THE TASK:
Return the records that follow, matching each one exactly.

Saved data entries:

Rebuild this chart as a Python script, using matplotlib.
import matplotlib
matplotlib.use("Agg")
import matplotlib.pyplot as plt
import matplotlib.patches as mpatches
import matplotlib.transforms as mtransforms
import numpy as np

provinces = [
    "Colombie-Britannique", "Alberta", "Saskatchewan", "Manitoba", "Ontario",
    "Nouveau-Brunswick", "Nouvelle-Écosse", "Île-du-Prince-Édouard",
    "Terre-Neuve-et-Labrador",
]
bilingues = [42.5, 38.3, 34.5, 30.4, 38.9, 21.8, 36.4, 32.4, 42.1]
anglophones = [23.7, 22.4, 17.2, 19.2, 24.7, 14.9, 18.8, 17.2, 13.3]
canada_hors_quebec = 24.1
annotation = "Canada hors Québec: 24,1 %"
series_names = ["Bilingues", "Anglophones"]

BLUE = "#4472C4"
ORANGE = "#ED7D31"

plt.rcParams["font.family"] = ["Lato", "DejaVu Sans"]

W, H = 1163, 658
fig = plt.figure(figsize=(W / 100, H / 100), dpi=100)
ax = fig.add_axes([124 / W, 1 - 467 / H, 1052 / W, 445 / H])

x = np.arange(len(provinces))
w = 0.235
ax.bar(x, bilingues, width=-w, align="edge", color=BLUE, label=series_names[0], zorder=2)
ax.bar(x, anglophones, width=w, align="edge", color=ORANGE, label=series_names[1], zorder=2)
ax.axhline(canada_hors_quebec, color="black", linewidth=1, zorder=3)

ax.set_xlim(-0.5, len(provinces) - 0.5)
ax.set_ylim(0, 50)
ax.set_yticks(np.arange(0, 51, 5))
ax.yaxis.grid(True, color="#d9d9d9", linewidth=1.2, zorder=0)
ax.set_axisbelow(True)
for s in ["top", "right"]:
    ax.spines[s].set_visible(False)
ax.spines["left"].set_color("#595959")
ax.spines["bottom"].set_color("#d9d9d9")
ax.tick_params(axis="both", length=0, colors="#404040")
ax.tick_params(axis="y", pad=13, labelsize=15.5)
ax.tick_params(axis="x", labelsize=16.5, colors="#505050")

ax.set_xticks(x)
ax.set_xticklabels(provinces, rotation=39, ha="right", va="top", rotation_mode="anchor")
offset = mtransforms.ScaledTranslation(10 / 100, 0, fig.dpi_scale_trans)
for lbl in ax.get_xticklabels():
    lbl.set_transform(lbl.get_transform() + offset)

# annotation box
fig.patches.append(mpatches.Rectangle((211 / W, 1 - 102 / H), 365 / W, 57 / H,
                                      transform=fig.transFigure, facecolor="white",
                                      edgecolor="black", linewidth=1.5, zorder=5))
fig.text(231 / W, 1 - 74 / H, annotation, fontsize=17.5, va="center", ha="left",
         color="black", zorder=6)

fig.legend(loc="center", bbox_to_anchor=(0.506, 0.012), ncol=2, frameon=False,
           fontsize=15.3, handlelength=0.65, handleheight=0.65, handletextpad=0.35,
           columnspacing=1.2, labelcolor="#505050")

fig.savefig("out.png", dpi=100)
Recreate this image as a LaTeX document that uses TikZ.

FINAL RESULT:
Rebuild this chart as a Python script, using matplotlib.
import matplotlib
matplotlib.use("Agg")
import matplotlib.pyplot as plt
import matplotlib.patches as mpatches
import matplotlib.transforms as mtransforms
import numpy as np

provinces = [
    "Colombie-Britannique", "Alberta", "Saskatchewan", "Manitoba", "Ontario",
    "Nouveau-Brunswick", "Nouvelle-Écosse", "Île-du-Prince-Édouard",
    "Terre-Neuve-et-Labrador",
]
bilingues = [42.5, 38.3, 34.5, 30.4, 38.9, 21.8, 36.4, 32.4, 42.1]
anglophones = [23.7, 22.4, 17.2, 19.2, 24.7, 14.9, 18.8, 17.2, 13.3]
canada_hors_quebec = 24.1
annotation = "Canada hors Québec: 24,1 %"
series_names = ["Bilingues", "Anglophones"]

BLUE = "#4472C4"
ORANGE = "#ED7D31"

plt.rcParams["font.family"] = ["Lato", "DejaVu Sans"]

W, H = 1163, 658
fig = plt.figure(figsize=(W / 100, H / 100), dpi=100)
ax = fig.add_axes([124 / W, 1 - 467 / H, 1052 / W, 445 / H])

x = np.arange(len(provinces))
w = 0.235
ax.bar(x, bilingues, width=-w, align="edge", color=BLUE, label=series_names[0], zorder=2)
ax.bar(x, anglophones, width=w, align="edge", color=ORANGE, label=series_names[1], zorder=2)
ax.axhline(canada_hors_quebec, color="black", linewidth=1, zorder=3)

ax.set_xlim(-0.5, len(provinces) - 0.5)
ax.set_ylim(0, 50)
ax.set_yticks(np.arange(0, 51, 5))
ax.yaxis.grid(True, color="#d9d9d9", linewidth=1.2, zorder=0)
ax.set_axisbelow(True)
for s in ["top", "right"]:
    ax.spines[s].set_visible(False)
ax.spines["left"].set_color("#595959")
ax.spines["bottom"].set_color("#d9d9d9")
ax.tick_params(axis="both", length=0, colors="#404040")
ax.tick_params(axis="y", pad=13, labelsize=15.5)
ax.tick_params(axis="x", labelsize=16.5, colors="#505050")

ax.set_xticks(x)
ax.set_xticklabels(provinces, rotation=39, ha="right", va="top", rotation_mode="anchor")
offset = mtransforms.ScaledTranslation(10 / 100, 0, fig.dpi_scale_trans)
for lbl in ax.get_xticklabels():
    lbl.set_transform(lbl.get_transform() + offset)

# annotation box
fig.patches.append(mpatches.Rectangle((211 / W, 1 - 102 / H), 365 / W, 57 / H,
                                      transform=fig.transFigure, facecolor="white",
                                      edgecolor="black", linewidth=1.5, zorder=5))
fig.text(231 / W, 1 - 74 / H, annotation, fontsize=17.5, va="center", ha="left",
         color="black", zorder=6)

fig.legend(loc="center", bbox_to_anchor=(0.506, 0.012), ncol=2, frameon=False,
           fontsize=15.3, handlelength=0.65, handleheight=0.65, handletextpad=0.35,
           columnspacing=1.2, labelcolor="#505050")

fig.savefig("out.png", dpi=100)
Recreate this image as a LaTeX document that uses TikZ.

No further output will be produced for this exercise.